A servidão é o intolerável que pode ser infinitamente tolerado. Porque é uma questão de sensibilidade e porque essa sensibilidade é imediatamente política (não na medida em que se coloca a questão “porque vou votar?”, mas antes “será a minha existência compatível com isto?”), torna-se para o Poder uma questão de anestesia, à qual este deve responder pela administração de doses incessantemente mais massivas de diversão, medo e embrutecimento. E lá onde a anestesia deixa de ser operativa, esta ordem, que reuniu contra si todas as razões para a revolta, tenta dissuadir-nos através de uma pequena administração de terror.

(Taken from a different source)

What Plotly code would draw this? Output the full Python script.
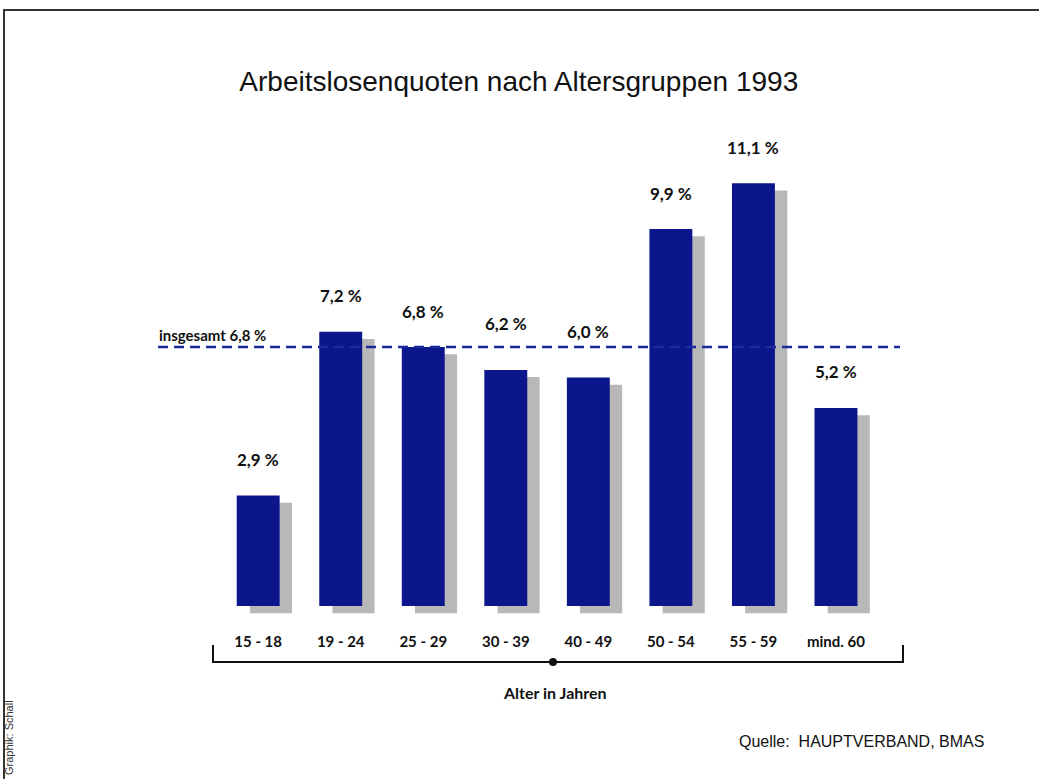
import plotly.graph_objects as go

# data
age_groups = ['15 - 18', '19 - 24', '25 - 29', '30 - 39', '40 - 49', '50 - 54', '55 - 59', 'mind. 60']
rates = [2.9, 7.2, 6.8, 6.2, 6.0, 9.9, 11.1, 5.2]
total_rate = 6.8

BLUE = '#0c168c'
GRAY = '#b8b8b8'
BOLD_FONT = 'Lato'
W, H = 1039, 779
ML, MR, MT, MB = 155, 137, 130, 154
PW, PH = W - ML - MR, H - MT - MB
Y_PER_PX = 13 / PH


def px(x):
    return (x - ML) / PW


def py(y):
    return (H - MB - y) / PH


def fmt(v):
    return f'{v:.1f}'.replace('.', ',') + ' %'


pos = list(range(len(age_groups)))

fig = go.Figure()
# shadow bars
fig.add_trace(go.Bar(x=[p + 0.155 for p in pos], y=rates, base=-0.19, width=0.51,
                     marker=dict(color=GRAY, line=dict(width=0)), hoverinfo='skip'))
# main bars
fig.add_trace(go.Bar(x=pos, y=rates, width=0.52, marker=dict(color=BLUE, line=dict(width=0)),
                     hovertemplate='%{y}<extra></extra>'))

for p, v in zip(pos, rates):
    shift = 36
    # lift labels that would sit on the dashed line
    if abs(v + shift * Y_PER_PX - total_rate) < 0.35:
        shift += 10
    fig.add_annotation(x=p, y=v, text='<b>' + fmt(v) + '</b>', showarrow=False, yshift=shift,
                       font=dict(family=BOLD_FONT, size=17, color='#111'))

# total line
fig.add_shape(type='line', xref='paper', yref='y', x0=px(158), x1=px(900), y0=total_rate, y1=total_rate,
              line=dict(color='#1a2a9a', width=2.5, dash='10px,6px'))
fig.add_annotation(xref='paper', yref='y', x=px(157), y=total_rate, xanchor='left', yanchor='bottom',
                   yshift=1, text='<b>insgesamt ' + fmt(total_rate) + '</b>', showarrow=False,
                   font=dict(family=BOLD_FONT, size=15, color='#111'))

# bracket under the axis
fig.add_shape(type='path', xref='paper', yref='paper',
              path=f'M {px(213)},{py(645)} L {px(213)},{py(662)} L {px(903)},{py(662)} L {px(903)},{py(645)}',
              line=dict(color='#111', width=2))
fig.add_shape(type='circle', xref='paper', yref='paper', x0=px(549), x1=px(557), y0=py(658), y1=py(666),
              fillcolor='#111', line=dict(width=0))
fig.add_annotation(xref='paper', yref='paper', x=px(555), y=py(692), xanchor='center', yanchor='middle',
                   text='<b>Alter in Jahren</b>', showarrow=False,
                   font=dict(family=BOLD_FONT, size=16, color='#111'))

# source and credit
fig.add_annotation(xref='paper', yref='paper', x=px(986), y=py(741), xanchor='right', yanchor='middle',
                   text='Quelle:  HAUPTVERBAND, BMAS', showarrow=False,
                   font=dict(family='Liberation Sans', size=16, color='#111'))
fig.add_annotation(xref='paper', yref='paper', x=px(9), y=py(738), xanchor='center', yanchor='middle',
                   textangle=-90, text='Graphik: Schall', showarrow=False,
                   font=dict(family='Liberation Sans', size=11, color='#333'))

# scan frame
fig.add_shape(type='path', xref='paper', yref='paper',
              path=f'M {px(4)},{py(779)} L {px(4)},{py(10)} L {px(1039)},{py(10)}',
              line=dict(color='#333', width=2))

fig.update_layout(
    width=W, height=H,
    margin=dict(l=ML, r=MR, t=MT, b=MB),
    paper_bgcolor='white', plot_bgcolor='white',
    showlegend=False, barmode='overlay',
    title=dict(text='Arbeitslosenquoten nach Altersgruppen 1993', x=px(528), xanchor='center',
               y=1 - 81 / H, yanchor='middle',
               font=dict(family='Liberation Sans', size=28, color='#111')),
    xaxis=dict(range=[-1.25, 7.8], tickvals=pos, ticktext=['<b>' + a + '</b>' for a in age_groups],
               tickfont=dict(family=BOLD_FONT, size=15, color='#111'), showgrid=False,
               zeroline=False, showline=False, ticks='', ticklabelstandoff=6),
    yaxis=dict(range=[-0.5, 12.5], visible=False, showgrid=False, zeroline=False),
)

fig.write_html('out.html', config={'displayModeBar': False},
               post_script="document.body.style.margin='0';")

Eu e os meus camaradas não somos senão uma variável desse ajustamento. Somos suspeitos, como tantos outros, como tantos “jovens”, como tantos “gangs”, de nos dessolidarizarmos para com um mundo que se afunda. A esse respeito, não dizemos qualquer mentira. Felizmente, o amontoado de escroques, impostores, industriais, financeiros e prostitutas, toda essa corte de Mazarin sob efeito de neurolépticos, de Louis Napoleão em versão Disney, de Fouché domingueiro, que neste momento domina o país, carece do mais elementar sentido da dialéctica. Cada passo que dão no sentido de tudo controlar aproxima-os da sua queda. Cada nova “vitória” da qual se vangloriam alarga um pouco mais o desejo de os ver vencidos a todos. Cada manobra através da qual julgam sustentar o seu Poder acaba por torná-lo mais odioso. Para dizê-lo noutros termos: a situação é excelente. Não é o momento de perder a coragem.